Exercise prompt:
Return exactly and only these lines: the first of the listing through the one containing "(lab-a) at (395,165)".

Data excerpt:
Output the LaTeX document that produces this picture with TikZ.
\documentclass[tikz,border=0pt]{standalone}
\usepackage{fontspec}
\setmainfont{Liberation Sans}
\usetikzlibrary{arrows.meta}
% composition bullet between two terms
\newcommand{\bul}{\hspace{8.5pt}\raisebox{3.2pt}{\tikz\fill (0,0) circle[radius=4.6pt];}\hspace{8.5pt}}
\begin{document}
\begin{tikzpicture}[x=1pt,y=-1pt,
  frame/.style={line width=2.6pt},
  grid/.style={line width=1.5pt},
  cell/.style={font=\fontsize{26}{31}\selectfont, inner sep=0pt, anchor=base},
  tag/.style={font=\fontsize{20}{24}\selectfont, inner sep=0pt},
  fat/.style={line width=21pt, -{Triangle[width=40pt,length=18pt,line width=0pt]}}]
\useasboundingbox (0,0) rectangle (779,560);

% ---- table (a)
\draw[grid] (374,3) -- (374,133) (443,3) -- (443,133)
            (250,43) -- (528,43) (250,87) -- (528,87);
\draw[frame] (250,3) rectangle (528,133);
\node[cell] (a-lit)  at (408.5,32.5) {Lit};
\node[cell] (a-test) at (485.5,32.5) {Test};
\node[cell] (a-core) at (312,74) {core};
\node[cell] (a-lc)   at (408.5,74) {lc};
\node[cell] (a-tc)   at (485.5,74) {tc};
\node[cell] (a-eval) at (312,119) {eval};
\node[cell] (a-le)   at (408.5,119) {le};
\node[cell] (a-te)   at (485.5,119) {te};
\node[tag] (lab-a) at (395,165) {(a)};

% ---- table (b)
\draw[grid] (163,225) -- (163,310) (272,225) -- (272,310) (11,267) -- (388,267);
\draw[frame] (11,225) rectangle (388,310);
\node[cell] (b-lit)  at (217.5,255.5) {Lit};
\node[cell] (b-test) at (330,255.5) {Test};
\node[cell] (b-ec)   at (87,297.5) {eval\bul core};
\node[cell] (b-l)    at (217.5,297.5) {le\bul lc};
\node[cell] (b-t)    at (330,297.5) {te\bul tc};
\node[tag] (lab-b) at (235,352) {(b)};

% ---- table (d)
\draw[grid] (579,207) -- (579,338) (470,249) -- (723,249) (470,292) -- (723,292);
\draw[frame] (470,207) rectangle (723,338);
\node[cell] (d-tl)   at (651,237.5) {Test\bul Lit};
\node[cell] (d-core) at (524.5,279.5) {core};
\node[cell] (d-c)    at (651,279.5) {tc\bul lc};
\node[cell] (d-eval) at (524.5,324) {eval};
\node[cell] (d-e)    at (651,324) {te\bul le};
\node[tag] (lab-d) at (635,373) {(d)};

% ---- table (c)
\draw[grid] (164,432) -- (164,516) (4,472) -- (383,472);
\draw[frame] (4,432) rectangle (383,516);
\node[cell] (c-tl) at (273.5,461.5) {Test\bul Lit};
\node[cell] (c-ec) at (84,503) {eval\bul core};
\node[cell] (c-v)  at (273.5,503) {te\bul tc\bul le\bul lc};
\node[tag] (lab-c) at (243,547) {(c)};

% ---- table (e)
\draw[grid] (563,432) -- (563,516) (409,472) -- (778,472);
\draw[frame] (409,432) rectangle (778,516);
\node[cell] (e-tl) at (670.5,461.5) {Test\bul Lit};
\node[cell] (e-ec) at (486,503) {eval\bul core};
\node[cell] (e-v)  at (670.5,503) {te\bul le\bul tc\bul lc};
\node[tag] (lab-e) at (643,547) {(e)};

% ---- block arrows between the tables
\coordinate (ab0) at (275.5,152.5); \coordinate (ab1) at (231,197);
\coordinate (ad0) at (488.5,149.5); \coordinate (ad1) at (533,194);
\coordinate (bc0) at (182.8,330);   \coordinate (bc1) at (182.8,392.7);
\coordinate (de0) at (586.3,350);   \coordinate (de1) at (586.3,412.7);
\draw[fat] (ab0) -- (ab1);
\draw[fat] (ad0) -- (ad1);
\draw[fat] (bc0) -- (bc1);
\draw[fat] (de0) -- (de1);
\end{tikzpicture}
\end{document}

Completed task:
Output the LaTeX document that produces this picture with TikZ.
\documentclass[tikz,border=0pt]{standalone}
\usepackage{fontspec}
\setmainfont{Liberation Sans}
\usetikzlibrary{arrows.meta}
% composition bullet between two terms
\newcommand{\bul}{\hspace{8.5pt}\raisebox{3.2pt}{\tikz\fill (0,0) circle[radius=4.6pt];}\hspace{8.5pt}}
\begin{document}
\begin{tikzpicture}[x=1pt,y=-1pt,
  frame/.style={line width=2.6pt},
  grid/.style={line width=1.5pt},
  cell/.style={font=\fontsize{26}{31}\selectfont, inner sep=0pt, anchor=base},
  tag/.style={font=\fontsize{20}{24}\selectfont, inner sep=0pt},
  fat/.style={line width=21pt, -{Triangle[width=40pt,length=18pt,line width=0pt]}}]
\useasboundingbox (0,0) rectangle (779,560);

% ---- table (a)
\draw[grid] (374,3) -- (374,133) (443,3) -- (443,133)
            (250,43) -- (528,43) (250,87) -- (528,87);
\draw[frame] (250,3) rectangle (528,133);
\node[cell] (a-lit)  at (408.5,32.5) {Lit};
\node[cell] (a-test) at (485.5,32.5) {Test};
\node[cell] (a-core) at (312,74) {core};
\node[cell] (a-lc)   at (408.5,74) {lc};
\node[cell] (a-tc)   at (485.5,74) {tc};
\node[cell] (a-eval) at (312,119) {eval};
\node[cell] (a-le)   at (408.5,119) {le};
\node[cell] (a-te)   at (485.5,119) {te};
\node[tag] (lab-a) at (395,165) {(a)};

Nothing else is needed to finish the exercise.